Sono mesi che assistiamo a un dibattito surreale tra chi manifesta il proprio credo religioso anche in politica e chi invece condanna tale esternazione. Non sono mancate prese di posizione di politici, giornalisti e dell’intellighenzia ideologicamente schierata. Non ha voluto far mancare la sua condanna neppure una certa élite clericale che, a mio avviso, ha peggiorato i toni della discussione, turbato gli animi e, così facendo, allargato il solco che la separa dal sentire comune dei fedeli.
Non mi preoccupa affatto, permettetemi, chi esibisce un crocifisso, evoca i Santi che appartengono alla nostra storia, affida l’Italia al Cuore Immacolato di Maria... questo non mi preoccupa. Io invece, da cattolico, mi preoccupo di una Chiesa che esonda dal suo ruolo, che fa troppa politica e si occupa troppo poco di fede, polarizza e divide il mondo cattolico in linea con quello che avviene in politica. Una Chiesa che ha rinunciato alla terzietà a cui Dio la chiama, al punto di identificare il bene della stessa con posizioni politiche contingenti e questionabili. Appare sempre più una Chiesa che ha rinunciato alla “teologia” a favore della “sociologia d’accatto”, una Chiesa ridotta a strumento con fini secolari, una Chiesa che sta perdendo il suo popolo, mentre i preti si stanno estinguendo.
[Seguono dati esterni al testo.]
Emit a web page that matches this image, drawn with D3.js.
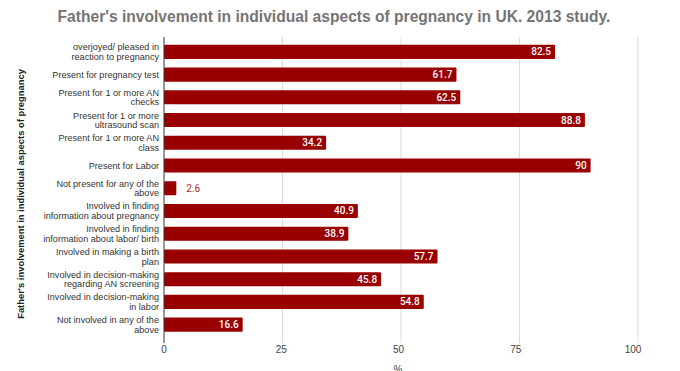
<!DOCTYPE html>
<html><head><meta charset="utf-8">
<script src="https://cdn.jsdelivr.net/npm/d3@7"></script>
<style>body{margin:0;background:#fff}svg{display:block;font-family:"Liberation Sans",Arial,sans-serif}</style>
</head><body>
<script>
const categories = [
  ["overjoyed/ pleased in","reaction to pregnancy"],
  ["Present for pregnancy test"],
  ["Present for 1 or more AN","checks"],
  ["Present for 1 or more","ultrasound scan"],
  ["Present for 1 or more AN","class"],
  ["Present for Labor"],
  ["Not present for any of the","above"],
  ["Involved in finding","information about pregnancy"],
  ["Involved in finding","information about labor/ birth"],
  ["Involved in making a birth","plan"],
  ["Involved in decision-making","regarding AN screening"],
  ["Involved in decision-making","in labor"],
  ["Not involved in any of the","above"]
];
const values = [82.5, 61.7, 62.5, 88.8, 34.2, 90, 2.6, 40.9, 38.9, 57.7, 45.8, 54.8, 16.6];
const xTicks = [0, 25, 50, 75, 100];
const title = "Father's involvement in individual aspects of pregnancy in UK. 2013 study.";
const yTitle = "Father's involvement in individual aspects of pregnancy";
const xTitle = "%";

const W = 680, H = 371;
const svg = d3.select("body").append("svg").attr("width", W).attr("height", H);
const x = d3.scaleLinear().domain([0, 100]).range([164, 638]);
const idx = d3.range(values.length);
const y = d3.scaleBand().domain(idx).range([40.5, 336]).paddingInner(0.38).paddingOuter(0.19);

svg.append("text").attr("x", 334).attr("y", 22).attr("text-anchor", "middle")
  .attr("font-size", 15.6).attr("font-weight", "bold").attr("fill", "#757575").text(title);

// grid
svg.append("g").selectAll("line").data(xTicks.slice(1)).join("line")
  .attr("x1", d => x(d)).attr("x2", d => x(d)).attr("y1", 37).attr("y2", 343)
  .attr("stroke", "#dcdcdc").attr("stroke-width", 1);

// bars
svg.append("g").selectAll("rect").data(idx).join("rect")
  .attr("x", x(0)).attr("y", i => y(i)).attr("width", i => x(values[i]) - x(0))
  .attr("height", y.bandwidth()).attr("fill", "#990000").attr("rx", 1);

// value labels
svg.append("g").selectAll("text").data(idx).join("text")
  .attr("x", i => values[i] < 10 ? x(values[i]) + 10 : x(values[i]) - 4)
  .attr("y", i => y(i) + y.bandwidth() / 2 + 3.5)
  .attr("text-anchor", i => values[i] < 10 ? "start" : "end")
  .attr("font-size", 10).attr("font-family", "Roboto, sans-serif")
  .attr("font-weight", i => values[i] < 10 ? "normal" : "500")
  .attr("fill", i => values[i] < 10 ? "#b3261e" : "#fff")
  .text(i => values[i]);

// axis line
svg.append("line").attr("x1", x(0)).attr("x2", x(0)).attr("y1", 37).attr("y2", 343)
  .attr("stroke", "#333").attr("stroke-width", 1);

// category labels
const cg = svg.append("g");
idx.forEach(i => {
  const lines = categories[i];
  const cy = y(i) + y.bandwidth() / 2;
  const lh = 9.6;
  const t = cg.append("text").attr("text-anchor", "end").attr("font-size", 9.1).attr("fill", "#333");
  lines.forEach((l, k) => {
    t.append("tspan").attr("x", 159)
      .attr("y", cy + 3.3 + (k - (lines.length - 1) / 2) * lh).text(l);
  });
});

// x tick labels
svg.append("g").selectAll("text").data(xTicks).join("text")
  .attr("x", d => x(d) - (d === 0 ? 0 : d / 100 * 5)).attr("y", 353).attr("text-anchor", "middle")
  .attr("font-size", 10).attr("fill", "#444").text(d => d);

svg.append("text").attr("x", 398).attr("y", 373).attr("text-anchor", "middle")
  .attr("font-size", 10).attr("fill", "#444").text(xTitle);

svg.append("text").attr("transform", "translate(24,194) rotate(-90)").attr("text-anchor", "middle")
  .attr("font-size", 9.4).attr("font-weight", "bold").attr("fill", "#222").text(yTitle);
</script>
</body></html>
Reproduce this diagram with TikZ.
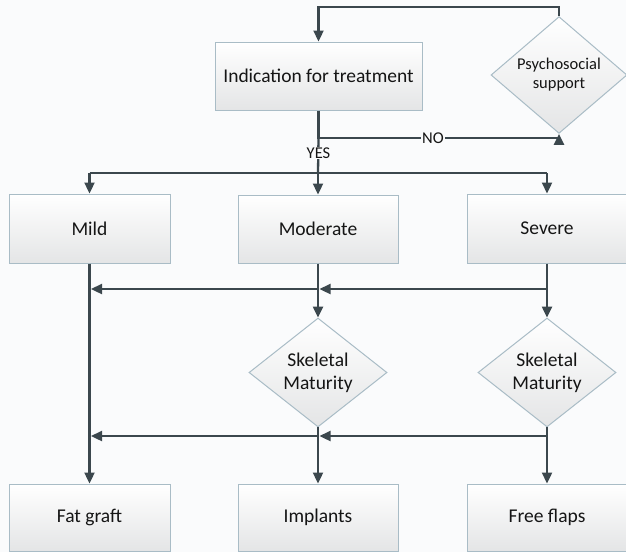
\documentclass[tikz,border=0pt]{standalone}
\usepackage{fontspec}
\setmainfont{Carlito}
\usetikzlibrary{shapes.geometric,arrows.meta}
\definecolor{bgc}{HTML}{FAFBFC}
\definecolor{edge}{HTML}{A9BCC6}
\definecolor{linec}{HTML}{3B474D}
\definecolor{txt}{HTML}{151515}
\definecolor{fillbot}{HTML}{E4E5E6}
\tikzset{
  boxnode/.style={rectangle, draw=edge, line width=1pt, top color=white, bottom color=fillbot,
    inner sep=0pt, text=txt, font=\fontsize{19.5}{23}\selectfont, align=center},
  decnode/.style={diamond, draw=edge, line width=1pt, top color=white, bottom color=fillbot,
    inner sep=0pt, text=txt, align=center},
  conn/.style={draw=linec, line width=2.3pt},
  arr/.style={conn, -{Triangle[length=11pt,width=10pt]}},
  lab/.style={fill=bgc, inner sep=1pt, text=txt, font=\fontsize{16.5}{18}\selectfont},
}
\begin{document}
\begin{tikzpicture}[x=1pt,y=-1pt]
\fill[bgc] (0,0) rectangle (626,552);
\useasboundingbox (0,0) rectangle (626,552);

\node[boxnode, minimum width=207pt, minimum height=68pt] (ind) at (318.5,76) {Indication for treatment};
\node[decnode, minimum width=136pt, minimum height=84pt, font=\fontsize{16.5}{19}\selectfont] (psy) at (559,75) {Psychosocial\\support};

\node[boxnode, minimum width=161pt, minimum height=69pt] (mild) at (89.5,228.5) {Mild};
\node[boxnode, minimum width=160pt, minimum height=68pt] (mod) at (318,229) {Moderate};
\node[boxnode, minimum width=160pt, minimum height=69pt] (sev) at (547,228.5) {Severe};

\node[decnode, minimum width=138pt, minimum height=81pt, font=\fontsize{19.5}{23}\selectfont] (sk1) at (318,372.5) {Skeletal\\Maturity};
\node[decnode, minimum width=138pt, minimum height=81pt, font=\fontsize{19.5}{23}\selectfont] (sk2) at (547,372.5) {Skeletal\\Maturity};

\node[boxnode, minimum width=161pt, minimum height=67pt] (fat) at (89.5,517.5) {Fat graft};
\node[boxnode, minimum width=160pt, minimum height=67pt] (imp) at (318,517.5) {Implants};
\node[boxnode, minimum width=160pt, minimum height=67pt] (ff) at (547,517.5) {Free flaps};

% coordinates
\coordinate (tl) at (318.5,7);
\coordinate (tr) at (559,7);
\coordinate (nol) at (318.5,138);
\coordinate (nor) at (559,138);
\coordinate (bm) at (318,173);
\coordinate (bl) at (89.5,173);
\coordinate (br) at (547,173);
\coordinate (h1r) at (547,289);
\coordinate (h1m) at (318,289);
\coordinate (h1l) at (89.5,289);
\coordinate (h2r) at (547,436);
\coordinate (h2m) at (318,436);
\coordinate (h2l) at (89.5,436);

% top loop
\draw[arr] (psy.north) -- (tr) -- (tl) -- (ind.north);
% NO path
\draw[arr] (ind.south) -- (nol) -- (nor) -- (psy.south);
\node[lab] (no) at (433,138) {NO};
% YES path
\draw[conn] (nol) -- (bm);
\node[lab] (yes) at (318.5,153) {YES};
\draw[conn] (bl) -- (br);
\draw[arr] (bl) -- (mild.north);
\draw[arr] (bm) -- (mod.north);
\draw[arr] (br) -- (sev.north);

% verticals
\draw[arr] (mild.south) -- (fat.north);
\draw[arr] (mod.south) -- (sk1.north);
\draw[arr] (sev.south) -- (sk2.north);
\draw[arr] (sk1.south) -- (imp.north);
\draw[arr] (sk2.south) -- (ff.north);

% horizontal cross arrows
\draw[arr] (h1r) -- ([xshift=1.5pt]h1m);
\draw[arr] (h1m) -- ([xshift=1.5pt]h1l);
\draw[arr] (h2r) -- ([xshift=1.5pt]h2m);
\draw[arr] (h2m) -- ([xshift=1.5pt]h2l);
\end{tikzpicture}
\end{document}
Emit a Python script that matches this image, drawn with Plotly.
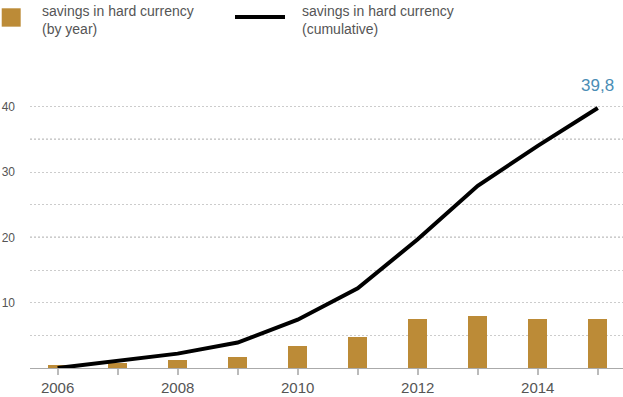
import plotly.graph_objects as go

years = [2006, 2007, 2008, 2009, 2010, 2011, 2012, 2013, 2014, 2015]
by_year = [0.5, 0.7, 1.2, 1.7, 3.4, 4.7, 7.5, 8.0, 7.55, 7.55]
cumulative = [0.0, 1.1, 2.2, 3.9, 7.4, 12.2, 19.7, 27.9, 34.0, 39.8]
y_ticks = [5, 10, 15, 20, 25, 30, 35, 40, 45]
y_tick_labels = ["", "10", "", "20", "", "30", "", "40", ""]
x_tick_labels = [str(y) if y % 2 == 0 else "" for y in years]
dark_grid = [20, 35]
legend_bar_label = "savings in hard currency<br>(by year)"
legend_line_label = "savings in hard currency<br>(cumulative)"

GOLD = "#BC8B37"
TEXT = "#555555"
FONT = "Liberation Sans, Arial, Helvetica, sans-serif"

fig = go.Figure()
fig.add_trace(go.Bar(x=years, y=by_year, width=0.32, marker=dict(color=GOLD, line=dict(width=0)),
                     showlegend=False, hoverinfo="skip"))
fig.add_trace(go.Scatter(x=years, y=cumulative, mode="lines", line=dict(color="#000000", width=4),
                         showlegend=False, hoverinfo="skip"))

# darker dotted gridlines
for v in dark_grid:
    fig.add_shape(type="line", xref="paper", yref="y", x0=0, x1=1, y0=v, y1=v,
                  line=dict(color="#444444", width=1, dash="2px,2px"), layer="below")

# end label
fig.add_annotation(x=years[-1], y=cumulative[-1], text=f"{cumulative[-1]:.1f}".replace(".", ","),
                   showarrow=False, yshift=22, font=dict(family=FONT, size=17, color="#4A8DB5"))

# custom legend
fig.add_shape(type="rect", xref="paper", yref="paper", x0=-0.0477, x1=-0.0157,
              y0=1.161, y1=1.2235, line=dict(width=0), fillcolor=GOLD)
fig.add_annotation(xref="paper", yref="paper", x=10/593, y=1.248, text=legend_bar_label,
                   showarrow=False, xanchor="left", yanchor="top", align="left",
                   font=dict(family=FONT, size=14, color=TEXT))
fig.add_shape(type="line", xref="paper", yref="paper", x0=205/593, x1=255/593,
              y0=1.194, y1=1.194, line=dict(color="#000000", width=4))
fig.add_annotation(xref="paper", yref="paper", x=270/593, y=1.248, text=legend_line_label,
                   showarrow=False, xanchor="left", yanchor="top", align="left",
                   font=dict(family=FONT, size=14, color=TEXT))

fig.update_layout(
    width=623, height=397,
    margin=dict(l=30, r=0, t=74, b=29),
    plot_bgcolor="white", paper_bgcolor="white",
    bargap=0,
    xaxis=dict(range=[2005.54, 2015.42], tickvals=years, ticktext=x_tick_labels,
               showgrid=False, zeroline=False, showline=True, linecolor="#aaaaaa", linewidth=1,
               ticks="outside", ticklen=6, tickwidth=1.5, tickcolor="#bbbbbb",
               tickfont=dict(family=FONT, size=15, color=TEXT), fixedrange=True),
    yaxis=dict(range=[0, 45], tickvals=y_ticks, ticktext=y_tick_labels,
               showgrid=True, gridcolor="#cccccc", gridwidth=1, griddash="2px,2px",
               zeroline=False, showline=False, ticks="",
               ticklabelstandoff=14,
               tickfont=dict(family=FONT, size=12, color=TEXT), fixedrange=True),
)

fig.write_html("out.html", config={"displayModeBar": False},
               post_script="document.body.style.margin='0';document.body.style.overflow='hidden';")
Se oggi sono altri a proporci i simboli propri del cristianesimo, l’anomalia sta in chi da tempo vi ha rinunciato, preferendo ad essi altri vessilli e trasformando la Chiesa in una Ong, svuotata di Cristo, e riempita di altro.
La crisi che sta vivendo la Chiesa non è tanto dovuta alla carenza di vocazioni, quanto semmai alla perdita della propria identità. Personalmente preferisco chi difende la tradizione cristiana e ne parla in Italia e in Europa, fosse anche per ottenere consenso, a quanti sono invece all’opera per schierarla con i propri più inveterati avversari (aborto, eutanasia, droga libera, distruzione della famiglia naturale, ecc...) e per minimizzarne l’essenza se non addirittura cancellarla.